▶ _Exercise_:
Transcribe the material in full. Nothing should differ except that the pictures are left out.

----- Provided data -----

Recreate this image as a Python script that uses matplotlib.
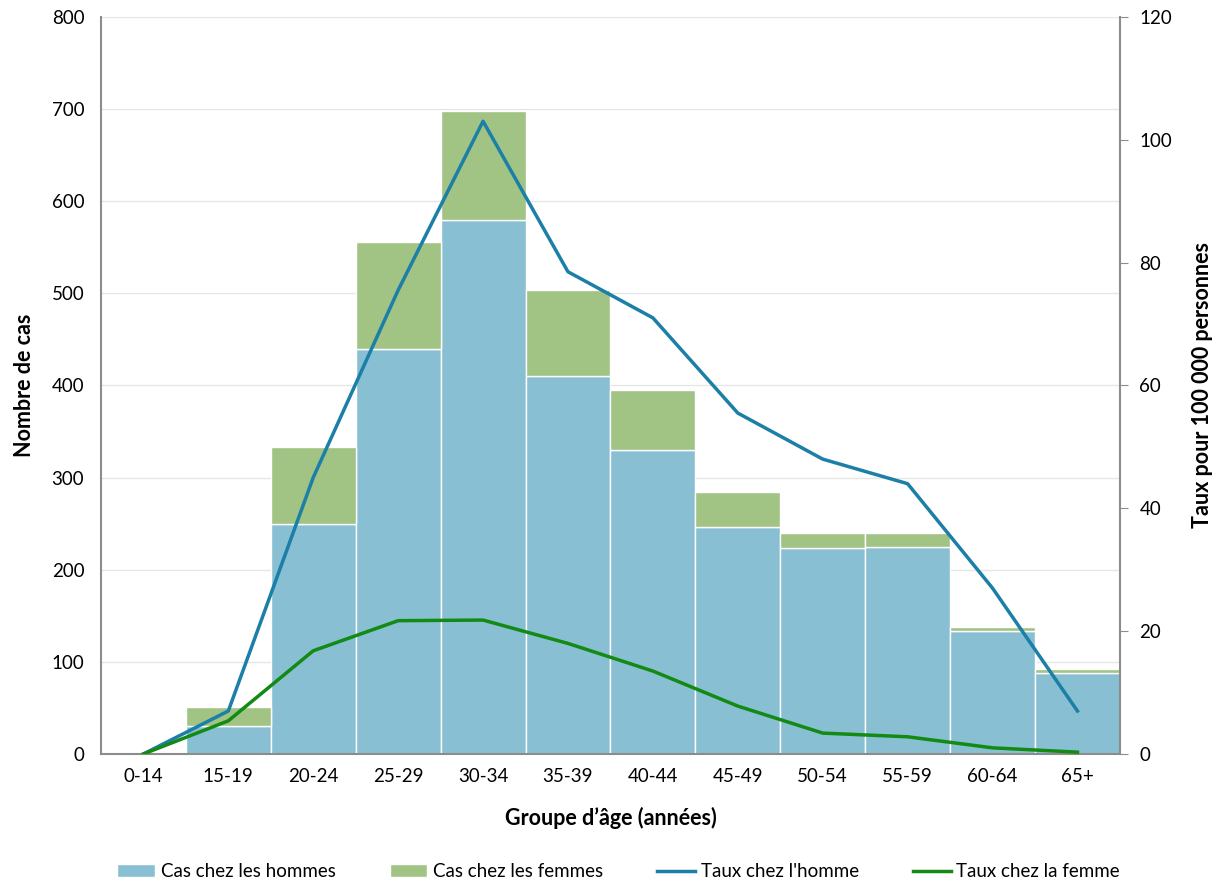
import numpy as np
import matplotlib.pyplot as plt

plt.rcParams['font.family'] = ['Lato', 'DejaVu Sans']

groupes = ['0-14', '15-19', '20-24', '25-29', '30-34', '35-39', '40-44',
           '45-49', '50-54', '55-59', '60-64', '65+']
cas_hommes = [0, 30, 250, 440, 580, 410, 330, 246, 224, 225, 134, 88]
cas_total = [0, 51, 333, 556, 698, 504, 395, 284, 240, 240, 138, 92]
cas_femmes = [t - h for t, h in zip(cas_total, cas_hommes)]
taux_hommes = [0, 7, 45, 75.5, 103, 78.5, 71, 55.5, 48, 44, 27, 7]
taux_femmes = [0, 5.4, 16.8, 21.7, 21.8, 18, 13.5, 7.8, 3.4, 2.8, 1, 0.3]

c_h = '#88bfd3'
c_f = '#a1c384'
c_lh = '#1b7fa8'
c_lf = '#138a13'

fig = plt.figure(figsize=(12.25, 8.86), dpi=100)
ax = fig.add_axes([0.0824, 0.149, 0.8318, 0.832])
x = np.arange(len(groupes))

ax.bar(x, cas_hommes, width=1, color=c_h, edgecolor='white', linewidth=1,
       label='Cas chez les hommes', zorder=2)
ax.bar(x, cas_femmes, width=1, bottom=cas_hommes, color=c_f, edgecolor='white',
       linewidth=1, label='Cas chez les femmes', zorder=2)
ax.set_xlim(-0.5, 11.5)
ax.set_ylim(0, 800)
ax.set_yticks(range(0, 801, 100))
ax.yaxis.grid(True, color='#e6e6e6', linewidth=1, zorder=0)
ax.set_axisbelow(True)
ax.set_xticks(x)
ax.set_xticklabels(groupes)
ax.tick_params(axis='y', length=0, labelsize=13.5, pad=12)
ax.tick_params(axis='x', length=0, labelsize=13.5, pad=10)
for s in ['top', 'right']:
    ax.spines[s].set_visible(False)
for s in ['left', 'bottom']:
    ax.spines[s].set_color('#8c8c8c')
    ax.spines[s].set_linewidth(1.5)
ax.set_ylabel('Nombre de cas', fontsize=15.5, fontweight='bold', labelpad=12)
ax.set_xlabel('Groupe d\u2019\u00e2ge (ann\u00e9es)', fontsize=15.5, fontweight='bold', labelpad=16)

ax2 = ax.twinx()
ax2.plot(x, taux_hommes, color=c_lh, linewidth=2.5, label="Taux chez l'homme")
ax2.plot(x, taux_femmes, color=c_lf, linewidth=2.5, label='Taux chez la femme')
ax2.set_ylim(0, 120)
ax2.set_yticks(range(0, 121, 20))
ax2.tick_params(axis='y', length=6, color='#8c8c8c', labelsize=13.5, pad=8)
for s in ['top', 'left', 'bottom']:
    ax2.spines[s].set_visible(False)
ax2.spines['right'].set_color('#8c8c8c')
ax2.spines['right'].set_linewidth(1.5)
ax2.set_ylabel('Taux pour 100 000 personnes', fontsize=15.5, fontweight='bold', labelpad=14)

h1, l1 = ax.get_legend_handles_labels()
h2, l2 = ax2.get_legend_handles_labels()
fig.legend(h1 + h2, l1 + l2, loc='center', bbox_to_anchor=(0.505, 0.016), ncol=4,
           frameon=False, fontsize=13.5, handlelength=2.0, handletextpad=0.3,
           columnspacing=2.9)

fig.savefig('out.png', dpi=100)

-----

▶ _Task result_:
Recreate this image as a Python script that uses matplotlib.
import numpy as np
import matplotlib.pyplot as plt

plt.rcParams['font.family'] = ['Lato', 'DejaVu Sans']

groupes = ['0-14', '15-19', '20-24', '25-29', '30-34', '35-39', '40-44',
           '45-49', '50-54', '55-59', '60-64', '65+']
cas_hommes = [0, 30, 250, 440, 580, 410, 330, 246, 224, 225, 134, 88]
cas_total = [0, 51, 333, 556, 698, 504, 395, 284, 240, 240, 138, 92]
cas_femmes = [t - h for t, h in zip(cas_total, cas_hommes)]
taux_hommes = [0, 7, 45, 75.5, 103, 78.5, 71, 55.5, 48, 44, 27, 7]
taux_femmes = [0, 5.4, 16.8, 21.7, 21.8, 18, 13.5, 7.8, 3.4, 2.8, 1, 0.3]

c_h = '#88bfd3'
c_f = '#a1c384'
c_lh = '#1b7fa8'
c_lf = '#138a13'

fig = plt.figure(figsize=(12.25, 8.86), dpi=100)
ax = fig.add_axes([0.0824, 0.149, 0.8318, 0.832])
x = np.arange(len(groupes))

ax.bar(x, cas_hommes, width=1, color=c_h, edgecolor='white', linewidth=1,
       label='Cas chez les hommes', zorder=2)
ax.bar(x, cas_femmes, width=1, bottom=cas_hommes, color=c_f, edgecolor='white',
       linewidth=1, label='Cas chez les femmes', zorder=2)
ax.set_xlim(-0.5, 11.5)
ax.set_ylim(0, 800)
ax.set_yticks(range(0, 801, 100))
ax.yaxis.grid(True, color='#e6e6e6', linewidth=1, zorder=0)
ax.set_axisbelow(True)
ax.set_xticks(x)
ax.set_xticklabels(groupes)
ax.tick_params(axis='y', length=0, labelsize=13.5, pad=12)
ax.tick_params(axis='x', length=0, labelsize=13.5, pad=10)
for s in ['top', 'right']:
    ax.spines[s].set_visible(False)
for s in ['left', 'bottom']:
    ax.spines[s].set_color('#8c8c8c')
    ax.spines[s].set_linewidth(1.5)
ax.set_ylabel('Nombre de cas', fontsize=15.5, fontweight='bold', labelpad=12)
ax.set_xlabel('Groupe d\u2019\u00e2ge (ann\u00e9es)', fontsize=15.5, fontweight='bold', labelpad=16)

ax2 = ax.twinx()
ax2.plot(x, taux_hommes, color=c_lh, linewidth=2.5, label="Taux chez l'homme")
ax2.plot(x, taux_femmes, color=c_lf, linewidth=2.5, label='Taux chez la femme')
ax2.set_ylim(0, 120)
ax2.set_yticks(range(0, 121, 20))
ax2.tick_params(axis='y', length=6, color='#8c8c8c', labelsize=13.5, pad=8)
for s in ['top', 'left', 'bottom']:
    ax2.spines[s].set_visible(False)
ax2.spines['right'].set_color('#8c8c8c')
ax2.spines['right'].set_linewidth(1.5)
ax2.set_ylabel('Taux pour 100 000 personnes', fontsize=15.5, fontweight='bold', labelpad=14)

h1, l1 = ax.get_legend_handles_labels()
h2, l2 = ax2.get_legend_handles_labels()
fig.legend(h1 + h2, l1 + l2, loc='center', bbox_to_anchor=(0.505, 0.016), ncol=4,
           frameon=False, fontsize=13.5, handlelength=2.0, handletextpad=0.3,
           columnspacing=2.9)

fig.savefig('out.png', dpi=100)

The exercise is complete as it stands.